WR Mohamed Massaquoi
What’s the book on Massaquoi? Well, the Browns seem to love him with president Mike Holmgren once again predicting a breakout season for the 2009 second-round pick from Georgia. Let’s see if Mike’s on the ball on this one. Massaquoi’s receptions totals have went from 34 to 36 to 31 and his yardage totals have dropped in each of the last two years from 624 to 483 to 384. He has scored seven touchdowns in three years. And, perhaps most damning of all, Massaquoi has caught 41.6% of his passes over his three-year career. I don’t care how bad the quarterback play has been – that’s pathetic. Concussion issues hindered his production last year but there is absolutely no reason to have Massaquoi on any fantasy roster to open the season.
WR Jordan Norwood
If you’re looking for a reason as to why you need to ignore the training camp hype, let’s look at Jordan Norwood. The Browns talked him up last summer and then proceeded to give him exactly two targets over their first six games. By season’s end, Norwood had accumulated just 23 receptions on 34 targets for 268 yards and a score. Best suited to play out of the slot, Norwood will battle rookie 4th round pick Travis Benjamin and veteran Josh Cribbs for that role in 2012. While he may put up some numbers in the first few weeks of the season, he figures to see his playing time decrease as Benjamin grows into the role. Norwood is not worth owning in 2012.
WR Travis Benjamin
The Browns used a 4th round pick to acquire Benjamin and he has the opportunity to earn a significant amount of playing time in 2012. While some rookies have the pedigree to get that chance, Benjamin’s road to playing time is more the result of the Browns having arguably the worst group of wide receivers in the league. The speedster from the University of Miami has outstanding speed (4.34 40-yard dash) and his size (5’10”, 175 pounds) would seem to dictate that he play out of the slot.
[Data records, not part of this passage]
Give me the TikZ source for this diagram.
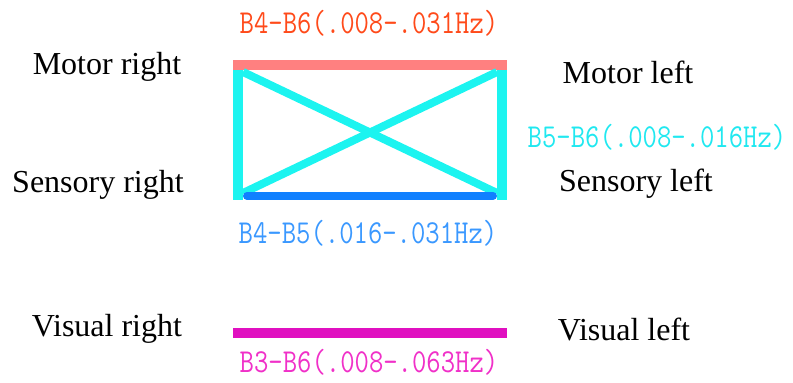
\documentclass[tikz,border=0pt]{standalone}
\usepackage{fontspec}
\setmainfont{Liberation Serif}
\newfontfamily\monof{Latin Modern Mono}
\definecolor{salmonc}{HTML}{FF8080}
\definecolor{orangec}{HTML}{FF4A1A}
\definecolor{cyanc}{HTML}{1CF4F0}
\definecolor{cyantext}{HTML}{20E8F0}
\definecolor{bluec}{HTML}{1080FF}
\definecolor{bluetext}{HTML}{3A98FF}
\definecolor{magc}{HTML}{E010C0}
\definecolor{magtext}{HTML}{F030C8}
\begin{document}
\begin{tikzpicture}[x=1pt,y=-1pt,
  region/.style={inner sep=0pt,font=\fontsize{32}{38}\selectfont,text=black},
  band/.style={inner sep=0pt,font=\monof\fontsize{27.9}{32}\selectfont},
  bar/.style={line width=10pt,line cap=butt}]
\useasboundingbox (0,0) rectangle (793,383);
% region labels
\node[region] (mr) at (107,67) {Motor right};
\node[region] (sr) at (98,185) {Sensory right};
\node[region] (vr) at (107,329) {Visual right};
\node[region] (ml) at (628,72) {Motor left};
\node[region] (sl) at (636,184) {Sensory left};
\node[region] (vl) at (624,329) {Visual left};
% band labels
\node[band,text=orangec] (t1) at (369,23) {\scalebox{1}[1.2]{B4-B6(.008-.031Hz)}};
\node[band,text=cyantext] (t2) at (657,137) {\scalebox{1}[1.2]{B5-B6(.008-.016Hz)}};
\node[band,text=bluetext] (t3) at (368,233) {\scalebox{1}[1.2]{B4-B5(.016-.031Hz)}};
\node[band,text=magtext] (t4) at (369,362) {\scalebox{1}[1.2]{B3-B6(.008-.063Hz)}};
% corner coordinates
\coordinate (a1) at (233,65);
\coordinate (a2) at (507,65);
\coordinate (l1) at (238,70);
\coordinate (l2) at (238,200);
\coordinate (r1) at (502,70);
\coordinate (r2) at (502,200);
\coordinate (d1) at (243,72);
\coordinate (d2) at (497,193);
\coordinate (d3) at (497,72);
\coordinate (d4) at (243,193);
\coordinate (b1) at (247,196);
\coordinate (b2) at (493,196);
\coordinate (v1) at (233,333);
\coordinate (v2) at (507,333);
% lines
\draw[bar,draw=salmonc] (a1) -- (a2);
\draw[bar,draw=cyanc] (l1) -- (l2);
\draw[bar,draw=cyanc] (r1) -- (r2);
\draw[line width=8pt,draw=cyanc] (d1) -- (d2);
\draw[line width=8pt,draw=cyanc] (d3) -- (d4);
\draw[line width=8pt,line cap=round,draw=bluec] (b1) -- (b2);
\draw[bar,draw=magc] (v1) -- (v2);
\end{tikzpicture}
\end{document}
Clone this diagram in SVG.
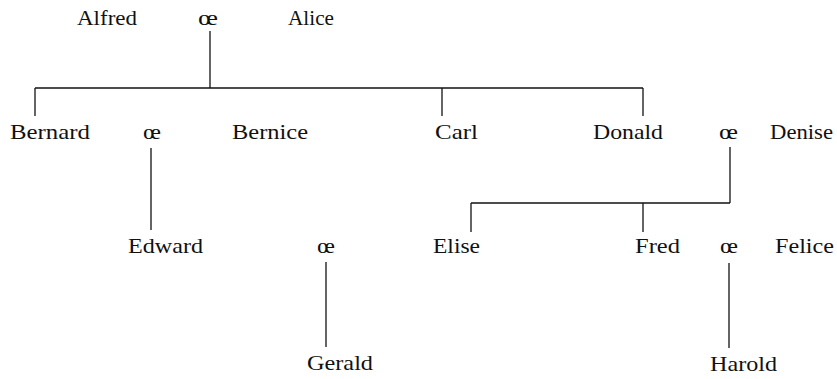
<svg xmlns="http://www.w3.org/2000/svg" width="837" height="379" viewBox="0 0 837 379">
<style>
.c line{stroke:#111;stroke-width:1.3;fill:none}
</style>
<rect width="837" height="379" fill="#fff"/>
<g class="c" id="connectors">
<line x1="210" y1="31" x2="210" y2="88"/>
<line x1="35" y1="88" x2="643" y2="88"/>
<line x1="35" y1="88" x2="35" y2="116"/>
<line x1="442" y1="88" x2="442" y2="116"/>
<line x1="643" y1="88" x2="643" y2="116"/>
<line x1="151" y1="148" x2="151" y2="230"/>
<line x1="730" y1="147" x2="730" y2="203"/>
<line x1="471" y1="203" x2="730" y2="203"/>
<line x1="471" y1="203" x2="471" y2="232"/>
<line x1="643" y1="203" x2="643" y2="232"/>
<line x1="326" y1="262" x2="326" y2="347"/>
<line x1="729" y1="263" x2="729" y2="348"/>
</g>
<g font-family="Liberation Serif, DejaVu Serif, serif" font-size="22" fill="#111">
<g id="alfred"><text x="77" y="25" textLength="60" lengthAdjust="spacingAndGlyphs">Alfred</text></g>
<g id="m1"><text x="198" y="25" textLength="20" lengthAdjust="spacingAndGlyphs">œ</text></g>
<g id="alice"><text x="288" y="25" textLength="46" lengthAdjust="spacingAndGlyphs">Alice</text></g>
<g id="bernard"><text x="10" y="139" textLength="80" lengthAdjust="spacingAndGlyphs">Bernard</text></g>
<g id="m2"><text x="143" y="139" textLength="18" lengthAdjust="spacingAndGlyphs">œ</text></g>
<g id="bernice"><text x="232" y="139" textLength="76" lengthAdjust="spacingAndGlyphs">Bernice</text></g>
<g id="carl"><text x="435" y="139" textLength="43" lengthAdjust="spacingAndGlyphs">Carl</text></g>
<g id="donald"><text x="593" y="139" textLength="70" lengthAdjust="spacingAndGlyphs">Donald</text></g>
<g id="m3"><text x="719" y="139" textLength="19" lengthAdjust="spacingAndGlyphs">œ</text></g>
<g id="denise"><text x="770" y="139" textLength="63" lengthAdjust="spacingAndGlyphs">Denise</text></g>
<g id="edward"><text x="128" y="253" textLength="75" lengthAdjust="spacingAndGlyphs">Edward</text></g>
<g id="m4"><text x="317" y="253" textLength="18" lengthAdjust="spacingAndGlyphs">œ</text></g>
<g id="elise"><text x="433" y="253" textLength="47" lengthAdjust="spacingAndGlyphs">Elise</text></g>
<g id="fred"><text x="635" y="253" textLength="45" lengthAdjust="spacingAndGlyphs">Fred</text></g>
<g id="m5"><text x="720" y="253" textLength="18" lengthAdjust="spacingAndGlyphs">œ</text></g>
<g id="felice"><text x="775" y="253" textLength="59" lengthAdjust="spacingAndGlyphs">Felice</text></g>
<g id="gerald"><text x="307" y="370" textLength="66" lengthAdjust="spacingAndGlyphs">Gerald</text></g>
<g id="harold"><text x="710" y="371" textLength="67" lengthAdjust="spacingAndGlyphs">Harold</text></g>
</g>
</svg>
However, the knock on him coming out of college was that his route running needed improvement so it may take him half a season to carve out a meaningful role. In redraft leagues, Benjamin is worth monitoring as a waiver wire option and he rates as a lower tier prospect in dynasty leagues.
WR Josh Cribbs
There was a time when it appeared that Cribbs would establish himself as a threat in the return game as well as on offense in both the running and passing game. Let’s stick a nail in that coffin. Cribbs managed career-highs in receptions with 41, receiving yards with 518 and receiving touchdowns with four in 2011 but failed to supplement that on the ground, getting just seven touches – his lowest total in five seasons. With a running back depth chart going four deep, that won’t change in 2012 and with the Browns focused on developing Jordan Norwood and rookie 4th round pick Travis Benjamin behind starters Greg Little and Mohamed Massaquoi, Cribbs figures to get even less use in 2012.
TE Ben Watson
After failing to reach his vast potential and having several largely unproductive seasons in New England, Watson was a revelation in his first year with the Browns in 2010, catching 68 passes for 763 yards, both career highs, and three touchdowns. Unfortunately, he went back to being his underwhelming self in 2011, as concussion issues plagued him on his way to a 37 reception, 410 yard, two-touchdown season. At this point of his career, Watson figures to more into more of a blocking role with veteran Evan Moore and 2011 4th round pick Jordan Cameron assuming a larger portion of the pass catching duties. Watson is waiver wire material in 2012.
TE Evan Moore
After putting together a few solid performances in 2010, Moore was expected to make a decent leap forward in 2011 but that failed to happen, despite starting tight end Ben Watson missing time with concussion issues. The Browns clearly don’t trust Moore in a blocking role so you have to wonder how much playing time he will get this season with the team committed to pounding the rock with rookie running back Trent Richardson. We see little reason to suggest Moore see much of an improvement on his 34 reception, 324 yard, four-touchdown performance from a year ago.